Pameran yang menampilkan karya ini—yang mencakup sekitar 150 mahakarya abad ke-18 dari seniman seperti Goya, Tiepolo, dan Canaletto—ditutup sementara hingga 2 Juli. Direktur museum, Simone Verde, menyampaikan keprihatinannya terhadap tren pengunjung yang lebih fokus pada selfie dan konten media sosial ketimbang menghargai seni. “Kami akan menetapkan batasan ketat untuk mencegah perilaku yang tidak sesuai dengan nilai lembaga budaya kami,” ujarnya.
Kasus Serupa dan Peringatan dari Dunia Museum
Insiden di Uffizi bukan yang pertama. Beberapa minggu sebelumnya, di Palazzo Maffei Verona, sekelompok turis juga merusak sebuah karya seni—kursi kristal karya Nicola Bolla—karena mencoba berfoto terlalu dekat. Direktur museum tersebut, Vanessa Carlon, menyebut kejadian ini sebagai “mimpi buruk terbesar museum”. Ia mengingatkan bahwa obsesi untuk mendapatkan foto sempurna sering kali membuat orang melupakan tanggung jawab mereka terhadap benda-benda bersejarah.
Sementara Itu di Louvre: Penemuan Kimia pada Lukisan Mona Lisa
Sementara beberapa pengunjung lalai menyebabkan kerusakan pada karya seni, tim ilmuwan justru berhasil mengungkap rahasia baru dari lukisan paling terkenal di dunia: Mona Lisa. Dalam penelitian yang dipublikasikan di Journal of the American Chemical Society, ditemukan senyawa langka bernama plumbonakrit di lapisan cat pertama lukisan tersebut.
Senyawa ini, hasil sampingan dari timbal oksida, digunakan Leonardo da Vinci untuk membuat cat lebih kental dan cepat mengering. Peneliti utama, Victor Gonzalez, menjelaskan bahwa campuran timbal oksida ini memberikan tekstur seperti madu dan menghasilkan kilau keemasan khas yang terlihat pada potret Mona Lisa. Penemuan ini memperkuat reputasi Leonardo sebagai seniman yang senantiasa bereksperimen dengan teknik dan material baru.
Teknologi Modern Membuka Tabir Teknik Leonardo
Untuk menemukan plumbonakrit tersebut, para ilmuwan menggunakan sinar-X dari sinkrotron—sebuah akselerator partikel besar—untuk menganalisis serpihan cat mikroskopis dari bagian kanan atas lukisan. Ukurannya tidak lebih besar dari sehelai rambut, namun cukup untuk mengungkap struktur atomik cat dan mengidentifikasi komposisinya.
Ini menjadi bukti pertama secara kimiawi bahwa senyawa tersebut digunakan oleh Leonardo.
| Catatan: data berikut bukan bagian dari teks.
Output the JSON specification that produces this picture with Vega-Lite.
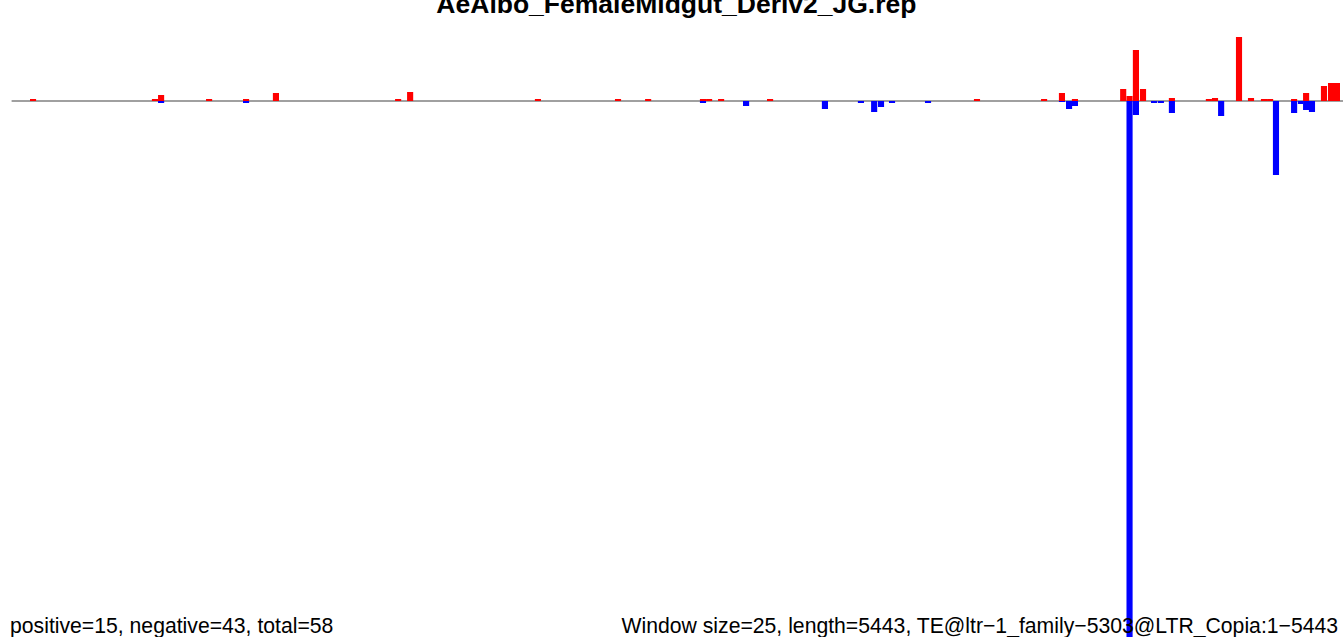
{
  "$schema": "https://vega.github.io/schema/vega-lite/v6.json",
  "width": 1343,
  "height": 637,
  "autosize": "none",
  "padding": 0,
  "background": "white",
  "config": {"view": {"stroke": null}},
  "datasets": {
    "one": [{}],
    "bars": [
      {"start": 75, "end": 100, "value": 2, "strand": "positive"},
      {"start": 573, "end": 598, "value": 2, "strand": "positive"},
      {"start": 598, "end": 623, "value": 6, "strand": "positive"},
      {"start": 794, "end": 819, "value": 2, "strand": "positive"},
      {"start": 945, "end": 970, "value": 2, "strand": "positive"},
      {"start": 1067, "end": 1092, "value": 8, "strand": "positive"},
      {"start": 1566, "end": 1591, "value": 2, "strand": "positive"},
      {"start": 1615, "end": 1640, "value": 9, "strand": "positive"},
      {"start": 2137, "end": 2162, "value": 2, "strand": "positive"},
      {"start": 2464, "end": 2489, "value": 2, "strand": "positive"},
      {"start": 2587, "end": 2612, "value": 2, "strand": "positive"},
      {"start": 2811, "end": 2836, "value": 2, "strand": "positive"},
      {"start": 2836, "end": 2861, "value": 2, "strand": "positive"},
      {"start": 2885, "end": 2910, "value": 2, "strand": "positive"},
      {"start": 3085, "end": 3110, "value": 2, "strand": "positive"},
      {"start": 3930, "end": 3955, "value": 2, "strand": "positive"},
      {"start": 4204, "end": 4229, "value": 2, "strand": "positive"},
      {"start": 4277, "end": 4302, "value": 8, "strand": "positive"},
      {"start": 4330, "end": 4355, "value": 2, "strand": "positive"},
      {"start": 4527, "end": 4552, "value": 12, "strand": "positive"},
      {"start": 4553, "end": 4578, "value": 5, "strand": "positive"},
      {"start": 4579, "end": 4604, "value": 51, "strand": "positive"},
      {"start": 4608, "end": 4633, "value": 12, "strand": "positive"},
      {"start": 4726, "end": 4751, "value": 3, "strand": "positive"},
      {"start": 4877, "end": 4902, "value": 2, "strand": "positive"},
      {"start": 4902, "end": 4927, "value": 3, "strand": "positive"},
      {"start": 5000, "end": 5025, "value": 64, "strand": "positive"},
      {"start": 5049, "end": 5074, "value": 3, "strand": "positive"},
      {"start": 5102, "end": 5127, "value": 2, "strand": "positive"},
      {"start": 5127, "end": 5152, "value": 2, "strand": "positive"},
      {"start": 5225, "end": 5250, "value": 2, "strand": "positive"},
      {"start": 5274, "end": 5299, "value": 8, "strand": "positive"},
      {"start": 5347, "end": 5372, "value": 15, "strand": "positive"},
      {"start": 5376, "end": 5401, "value": 18, "strand": "positive"},
      {"start": 5400, "end": 5425, "value": 18, "strand": "positive"},
      {"start": 598, "end": 623, "value": -2, "strand": "negative"},
      {"start": 945, "end": 970, "value": -2, "strand": "negative"},
      {"start": 2811, "end": 2836, "value": -2, "strand": "negative"},
      {"start": 2987, "end": 3012, "value": -5, "strand": "negative"},
      {"start": 3309, "end": 3334, "value": -8, "strand": "negative"},
      {"start": 3456, "end": 3481, "value": -2, "strand": "negative"},
      {"start": 3510, "end": 3535, "value": -11, "strand": "negative"},
      {"start": 3538, "end": 3563, "value": -6, "strand": "negative"},
      {"start": 3583, "end": 3608, "value": -2, "strand": "negative"},
      {"start": 3730, "end": 3755, "value": -2, "strand": "negative"},
      {"start": 4277, "end": 4302, "value": -1, "strand": "negative"},
      {"start": 4306, "end": 4331, "value": -8, "strand": "negative"},
      {"start": 4330, "end": 4355, "value": -5, "strand": "negative"},
      {"start": 4553, "end": 4578, "value": -560, "strand": "negative"},
      {"start": 4579, "end": 4604, "value": -14, "strand": "negative"},
      {"start": 4653, "end": 4678, "value": -2, "strand": "negative"},
      {"start": 4681, "end": 4706, "value": -2, "strand": "negative"},
      {"start": 4726, "end": 4751, "value": -12, "strand": "negative"},
      {"start": 4927, "end": 4952, "value": -15, "strand": "negative"},
      {"start": 5151, "end": 5176, "value": -74, "strand": "negative"},
      {"start": 5225, "end": 5250, "value": -12, "strand": "negative"},
      {"start": 5253, "end": 5274, "value": -3, "strand": "negative"},
      {"start": 5274, "end": 5299, "value": -9, "strand": "negative"},
      {"start": 5298, "end": 5323, "value": -11, "strand": "negative"}
    ]
  },
  "layer": [
    {
      "data": {"name": "one"},
      "mark": {"type": "rule", "color": "#A0A0A0", "strokeWidth": 2},
      "encoding": {
        "x": {"datum": 0, "type": "quantitative", "scale": {"domain": [-47.4, 5437.2], "nice": false, "zero": false}, "axis": null},
        "x2": {"datum": 5443},
        "y": {"datum": 0, "type": "quantitative", "scale": {"domain": [-536, 101], "nice": false, "zero": false}, "axis": null}
      }
    },
    {
      "data": {"name": "bars"},
      "mark": {"type": "rect", "clip": true},
      "encoding": {
        "x": {"field": "start", "type": "quantitative"},
        "x2": {"field": "end"},
        "y": {"field": "value", "type": "quantitative"},
        "y2": {"datum": 0},
        "color": {"field": "strand", "type": "nominal", "scale": {"domain": ["positive", "negative"], "range": ["#FF0000", "#0000FF"]}, "legend": null}
      }
    },
    {
      "data": {"name": "one"},
      "mark": {"type": "text", "text": "AeAlbo_FemaleMidgut_Deriv2_JG.rep", "font": "Liberation Sans", "fontWeight": "bold", "fontSize": 26.5, "align": "center", "baseline": "alphabetic", "color": "black"},
      "encoding": {"x": {"datum": 2715, "type": "quantitative"}, "y": {"datum": 88.5, "type": "quantitative"}}
    },
    {
      "data": {"name": "one"},
      "mark": {"type": "text", "text": "positive=15, negative=43, total=58", "font": "Liberation Sans", "fontSize": 21.2, "align": "left", "baseline": "alphabetic", "color": "black"},
      "encoding": {"x": {"datum": -6.5, "type": "quantitative"}, "y": {"datum": -532, "type": "quantitative"}}
    },
    {
      "data": {"name": "one"},
      "mark": {"type": "text", "text": "Window size=25, length=5443, TE@ltr−1_family−5303@LTR_Copia:1−5443", "font": "Liberation Sans", "fontSize": 21.2, "align": "right", "baseline": "alphabetic", "color": "black"},
      "encoding": {"x": {"datum": 5417, "type": "quantitative"}, "y": {"datum": -532, "type": "quantitative"}}
    }
  ]
}
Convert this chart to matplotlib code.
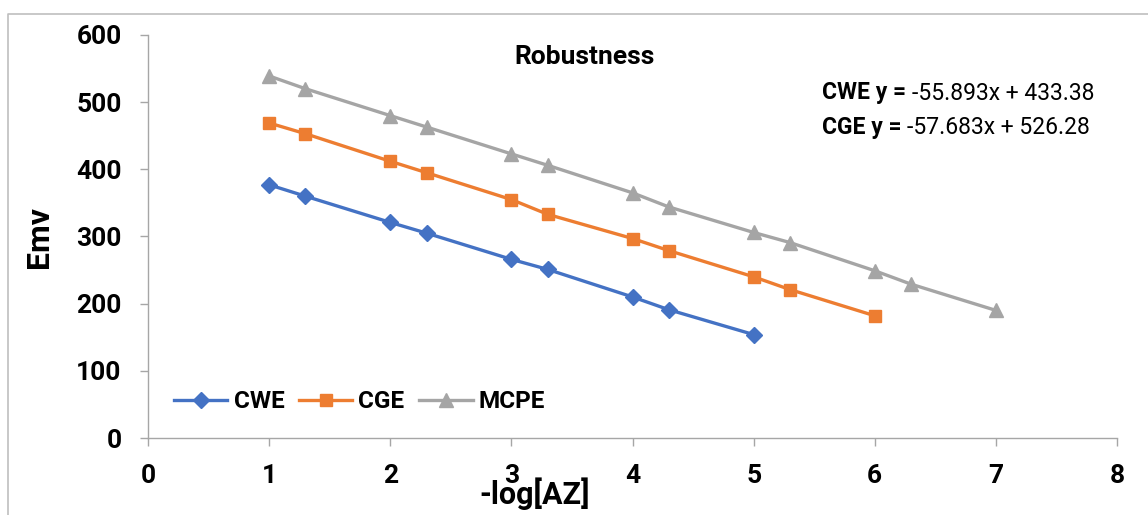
import matplotlib
matplotlib.use("Agg")
import matplotlib.pyplot as plt
from matplotlib.lines import Line2D

plt.rcParams["font.family"] = ["Roboto", "DejaVu Sans"]

# --- data ---
cwe_x = [1, 1.3, 2, 2.3, 3, 3.3, 4, 4.3, 5]
cwe_y = [377, 360, 321, 305, 266, 251, 210, 191, 154]
cge_x = [1, 1.3, 2, 2.3, 3, 3.3, 4, 4.3, 5, 5.3, 6]
cge_y = [469, 453, 412, 395, 355, 333, 297, 279, 240, 221, 182]
mcpe_x = [1, 1.3, 2, 2.3, 3, 3.3, 4, 4.3, 5, 5.3, 6, 6.3, 7]
mcpe_y = [539, 520, 480, 463, 423, 406, 365, 344, 306, 291, 249, 229, 190]

x_ticks = list(range(0, 9))
y_ticks = list(range(0, 601, 100))

W, H = 1148, 515
fig = plt.figure(figsize=(W / 100, H / 100), dpi=100)
ax = fig.add_axes([148 / W, 1 - 438 / H, (1117 - 148) / W, (438 - 35) / H])

ax.plot(cwe_x, cwe_y, color="#4472C4", lw=2.4, marker="D", ms=8, label="CWE")
ax.plot(cge_x, cge_y, color="#ED7D31", lw=2.4, marker="s", ms=9, label="CGE")
ax.plot(mcpe_x, mcpe_y, color="#A5A5A5", lw=2.4, marker="^", ms=10, label="MCPE")

ax.set_xlim(0, 8)
ax.set_ylim(0, 600)
ax.set_xticks(x_ticks)
ax.set_yticks(y_ticks)
for s in ["top", "right"]:
    ax.spines[s].set_visible(False)
for s in ["left", "bottom"]:
    ax.spines[s].set_color("#A6A6A6")
    ax.spines[s].set_linewidth(1.0)
ax.tick_params(colors="#A6A6A6", length=6, width=1.0, labelcolor="black",
               labelsize=19, pad=13)
for lab in ax.get_xticklabels() + ax.get_yticklabels():
    lab.set_fontweight("bold")

ax.set_ylabel("Emv", fontsize=23, fontweight="bold", labelpad=16)
fig.text(535 / W, 1 - 494 / H, "-log[AZ]", fontsize=22, fontweight="bold",
         ha="center", va="center")

fig.text(585 / W, 1 - 57 / H, "Robustness", fontsize=19, fontweight="bold",
         ha="center", va="center")

# trendline equations: bold prefix followed by regular text
fig.canvas.draw()
r = fig.canvas.get_renderer()
for row_y, name, eq in [(93, "CWE y = ", "-55.893x + 433.38"),
                        (127, "CGE y = ", "-57.683x + 526.28")]:
    t = fig.text(822 / W, 1 - row_y / H, name, fontsize=16.5, fontweight="bold",
                 ha="left", va="center")
    x1 = t.get_window_extent(r).x1
    fig.text(x1 / W, 1 - row_y / H, eq, fontsize=16.5, ha="left", va="center")

ax.legend(loc="center left",
          bbox_to_anchor=((174 - 148) / (1117 - 148), (438 - 402) / (438 - 35)),
          ncol=3, frameon=False, prop={"weight": "bold", "size": 17.5},
          handlelength=2.2, columnspacing=0.6, handletextpad=0.25,
          borderaxespad=0.0, borderpad=0.0)

# outer chart border (cropped on right and bottom)
fig.add_artist(Line2D([8 / W, 8 / W, 1], [0, 1 - 14 / H, 1 - 14 / H],
                      transform=fig.transFigure, color="#BFBFBF", lw=1.2))

fig.savefig("out.png", dpi=100)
Carmen Bambach, kurator seni di Metropolitan Museum of Art, menyebut temuan ini sangat penting karena memberikan wawasan baru mengenai proses kreatif pelukis Renaissance tersebut.
Tradisi yang Bertahan Lewat Generasi
Menariknya, senyawa serupa juga pernah ditemukan pada karya Rembrandt, menunjukkan bahwa teknik Leonardo mungkin diwariskan dan digunakan oleh pelukis lain di masa-masa berikutnya. Gonzalez menilai bahwa penemuan ini menyoroti pengaruh mendalam Leonardo terhadap dunia seni, baik secara estetika maupun teknis.
Dunia Seni antara Ancaman dan Apresiasi
Dua peristiwa ini mencerminkan dua sisi dunia seni hari ini. Di satu sisi, teknologi dan penelitian ilmiah membuka pemahaman baru tentang kejeniusan masa lalu. Di sisi lain, perilaku sembrono di ruang publik budaya memperlihatkan bagaimana warisan berharga bisa terancam hanya karena keinginan untuk membuat konten digital.
Museum dan institusi seni kini dihadapkan pada tantangan besar: menjaga keseimbangan antara akses publik dan perlindungan aset budaya. Di tengah era digital, pertanyaan mendasar muncul—apakah kita masih mampu menghargai seni bukan hanya sebagai latar belakang foto, melainkan sebagai warisan yang perlu dijaga untuk generasi mendatang?